Once you’ve completed the base build, try one of these modifications to make it your own:
Add a dedicated shulker box storage wall with barrel organizers behind the main chest room. Use shulker boxes of different colors for different resource categories (blue for ores, green for farm produce, red for combat drops). Dramatically increases effective storage volume without expanding the room footprint.
Add a secondary overflow chest at the end of each sorting line. If a category chest fills up, items overflow to the secondary rather than backing up into the main line. Essential for high-volume farms dumping large quantities of single items (e.g., iron from an iron farm).
Build the storage room 5 blocks underground with a trapdoor entrance from your base floor. Stone brick walls, glowstone lighting, and blast-resistant obsidian reinforcement on the outer shell. Protects your inventory from creeper explosions on the surface.
These are the issues players most often run into with this build:
Unlabeled chests become disorganized within days. Place item frames with the relevant item on every chest before storing anything. The 30 seconds per chest you spend labeling saves hours of hunting later.
Hopper sorting systems break when any chest in the line is full — items back up and eventually overflow into the wrong chest or get dropped. Check all chests regularly and expand any that fill up before problems cascade through the system.
Putting cobblestone and stone and gravel all in one "stone" chest saves space but destroys usability. Keep each chest as specific as possible. You will always have more stone than you expect, and mixing slows down retrieval.

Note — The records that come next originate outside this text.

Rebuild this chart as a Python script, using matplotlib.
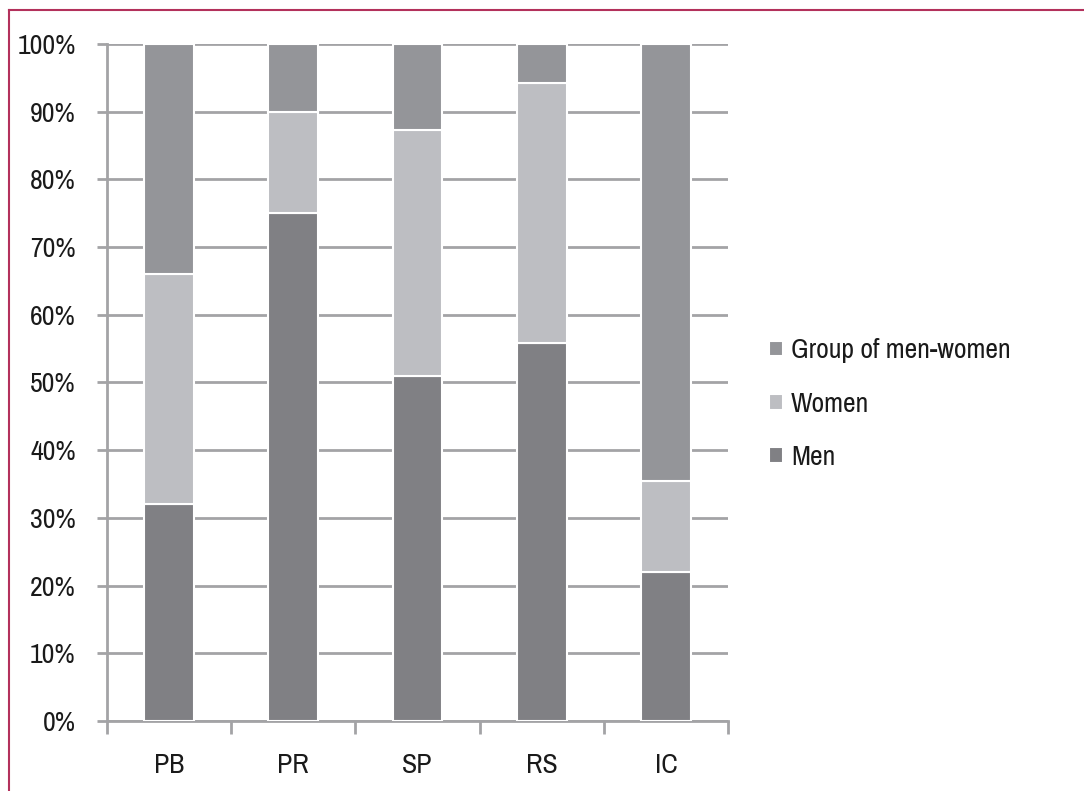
import matplotlib
matplotlib.use("Agg")
import matplotlib.pyplot as plt
from matplotlib import font_manager
from matplotlib.lines import Line2D
import numpy as np

categories = ["PB", "PR", "SP", "RS", "IC"]
men = [32.0, 75.0, 51.0, 55.8, 22.0]
women = [34.0, 15.0, 36.3, 38.4, 13.5]
group = [34.0, 10.0, 12.7, 5.8, 64.5]
yticks = [0, 10, 20, 30, 40, 50, 60, 70, 80, 90, 100]

# pick a narrow/condensed font if any is installed
fp = None
cands = []
for f in font_manager.fontManager.ttflist:
    if f.style != "normal" or f.weight not in (400, "normal", "regular"):
        continue
    low = f.fname.lower()
    if "narrow" in low or "narrow" in f.name.lower():
        cands.append((0, f.fname))
    elif ("condensed" in low or f.stretch == "condensed") and "bold" not in low and "oblique" not in low:
        if "sans" in low and "mono" not in low:
            cands.append((1, f.fname))
cands.sort()
if cands:
    fp = font_manager.FontProperties(fname=cands[0][1])
else:
    fp = font_manager.FontProperties(family="Liberation Sans")
is_narrow = bool(cands) and cands[0][0] == 0
fs = 20 if is_narrow else 18

def F(size):
    p = fp.copy()
    p.set_size(size)
    return p

c_men = "#808084"
c_women = "#bdbec2"
c_group = "#949599"
grid_c = "#a3a3a6"
txt_c = "#1a1a1a"

fig = plt.figure(figsize=(10.84, 7.91), dpi=100)
ax = fig.add_axes([0.0987, 0.0885, 0.573, 0.856])

x = np.arange(len(categories))
w = 0.4
bottoms = np.zeros(len(categories))
for vals, col, lab in [(men, c_men, "Men"), (women, c_women, "Women"), (group, c_group, "Group of men-women")]:
    ax.bar(x, vals, w, bottom=bottoms, color=col, edgecolor="white", linewidth=1.5, label=lab, zorder=3)
    bottoms += np.array(vals)

ax.set_xlim(-0.5, len(categories) - 0.5)
ax.set_ylim(0, 100)
ax.set_yticks(yticks)
ax.set_yticklabels([f"{v}%" for v in yticks], fontproperties=F(fs), color=txt_c)
ax.yaxis.grid(True, color=grid_c, linewidth=2, zorder=0)
ax.set_axisbelow(True)
ax.tick_params(axis='y', length=7, width=2, color=grid_c, pad=15.5)

ax.set_xticks(np.arange(-0.5, len(categories), 1.0))
ax.set_xticklabels([])
ax.set_xticks(x, minor=True)
ax.set_xticklabels(categories, minor=True, fontproperties=F(fs), color=txt_c)
ax.tick_params(axis='x', which='major', length=9, width=2, color=grid_c)
ax.tick_params(axis='x', which='minor', length=0, pad=23)

for s in ["top", "right"]:
    ax.spines[s].set_visible(False)
for s in ["left", "bottom"]:
    ax.spines[s].set_color(grid_c)
    ax.spines[s].set_linewidth(2)

handles, labels = ax.get_legend_handles_labels()
leg = fig.legend(handles[::-1], labels[::-1], loc="center left", bbox_to_anchor=(0.686, 0.489),
                 frameon=False, prop=F(fs), handlelength=0.5, handleheight=0.5,
                 handletextpad=0.3, labelspacing=1.02)
for t in leg.get_texts():
    t.set_color(txt_c)

border = "#b3315c"
fig.add_artist(Line2D([0.0083, 1.0], [0.9875, 0.9875], transform=fig.transFigure, color=border, linewidth=1.5))
fig.add_artist(Line2D([0.0083, 0.0083], [0.0, 0.9875], transform=fig.transFigure, color=border, linewidth=1.5))

fig.savefig("out.png", dpi=100, facecolor="white")
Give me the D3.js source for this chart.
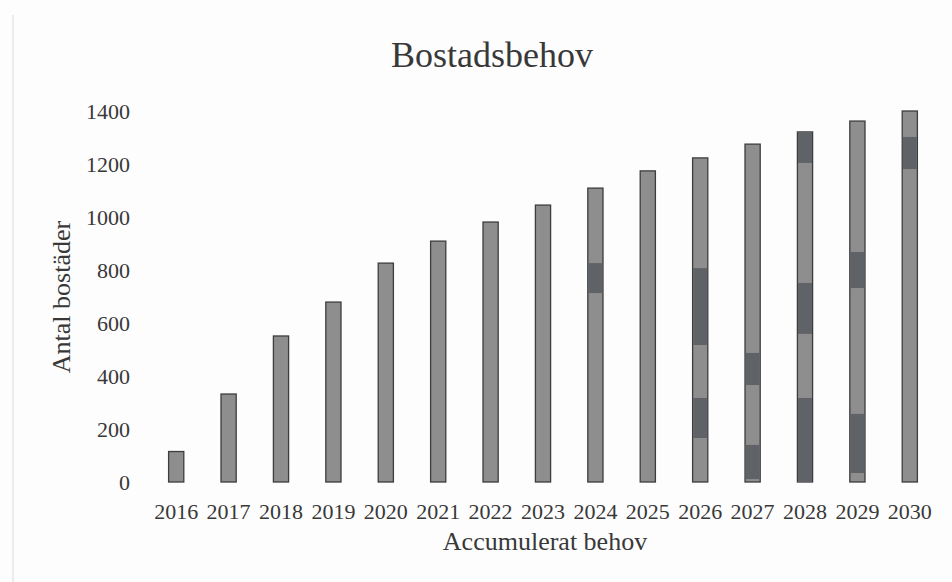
<!DOCTYPE html>
<html>
<head>
<meta charset="utf-8">
<script src="https://cdn.jsdelivr.net/npm/d3@7/dist/d3.min.js"></script>
<style>
  body { margin: 0; background: #fdfdfd; }
  svg { display: block; }
  text { font-family: "Liberation Serif", "DejaVu Serif", serif; fill: #383838; }
</style>
</head>
<body>
<svg class="chart" width="952" height="582"></svg>
<script>
// data
const years = ["2016","2017","2018","2019","2020","2021","2022","2023","2024","2025","2026","2027","2028","2029","2030"];
const behov = [115, 332, 551, 679, 826, 909, 981, 1045, 1109, 1174, 1223, 1275, 1321, 1362, 1400];
const yTicks = [0, 200, 400, 600, 800, 1000, 1200, 1400];

// darker scan patches on some bars: [year, from, to]
const darkPatches = [
  ["2024", 713, 826],
  ["2026", 517, 807], ["2026", 166, 317],
  ["2027", 366, 487], ["2027", 11, 140],
  ["2028", 1204, 1321], ["2028", 559, 751], ["2028", 0, 317],
  ["2029", 732, 868], ["2029", 34, 257],
  ["2030", 1181, 1302]
];

const svg = d3.select(".chart");

// faint scan edge on the left
svg.append("line")
  .attr("x1", 13).attr("x2", 13)
  .attr("y1", 15).attr("y2", 582)
  .attr("stroke", "#ececec")
  .attr("stroke-width", 2);

const x = d3.scaleBand()
  .domain(years)
  .range([150, 936])
  .paddingInner(0.71)
  .paddingOuter(0.355);

const y = d3.scaleLinear()
  .domain([0, 1400])
  .range([482, 111]);

svg.append("text")
  .attr("x", 492)
  .attr("y", 67)
  .attr("text-anchor", "middle")
  .style("font-size", "36px")
  .text("Bostadsbehov");

// y axis
const yAxis = svg.append("g")
  .attr("transform", "translate(130,0)")
  .call(d3.axisLeft(y).tickValues(yTicks).tickFormat(d3.format("d")).tickSize(0).tickPadding(0));
yAxis.select(".domain").remove();
yAxis.selectAll("text")
  .style("font-size", "22px")
  .style("font-family", "Liberation Serif, serif")
  .attr("fill", "#383838");

// x axis
const xAxis = svg.append("g")
  .attr("transform", "translate(0,482)")
  .call(d3.axisBottom(x).tickSize(0).tickPadding(21));
xAxis.select(".domain").remove();
xAxis.selectAll("text")
  .style("font-size", "22px")
  .style("font-family", "Liberation Serif, serif")
  .attr("fill", "#383838");

// bars
svg.selectAll(".bar")
  .data(behov)
  .enter().append("rect")
  .attr("class", "bar")
  .attr("x", function(d, i) { return x(years[i]); })
  .attr("y", function(d) { return y(d); })
  .attr("width", x.bandwidth())
  .attr("height", function(d) { return y(0) - y(d); })
  .attr("fill", "#8e8e8e")
  .attr("stroke", "#3d3d3d")
  .attr("stroke-width", 1.3);

svg.selectAll(".patch")
  .data(darkPatches)
  .enter().append("rect")
  .attr("class", "patch")
  .attr("x", function(d) { return x(d[0]) + 0.6; })
  .attr("y", function(d) { return y(d[2]); })
  .attr("width", x.bandwidth() - 1.2)
  .attr("height", function(d) { return y(d[1]) - y(d[2]); })
  .attr("fill", "#5f6266");

// axis titles
svg.append("text")
  .attr("transform", "translate(70,297) rotate(-90)")
  .attr("text-anchor", "middle")
  .style("font-size", "26px")
  .text("Antal bostäder");

svg.append("text")
  .attr("x", 545)
  .attr("y", 550)
  .attr("text-anchor", "middle")
  .style("font-size", "26px")
  .text("Accumulerat behov");
</script>
</body>
</html>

A dimly lit storage room spawns mobs. Glowstone in the ceiling or sea lanterns every 4 blocks keeps the entire room at light level 15. Torches on walls look good but leave dark corners that can spawn silverfish or other mobs.
Build your hopper sorting line with crouch-accessible (sneak + right-click) inspection points. A hopper line you can't inspect is one you can't fix when comparators get misconfigured. Leave 1-block gaps in the floor above the hopper line for access.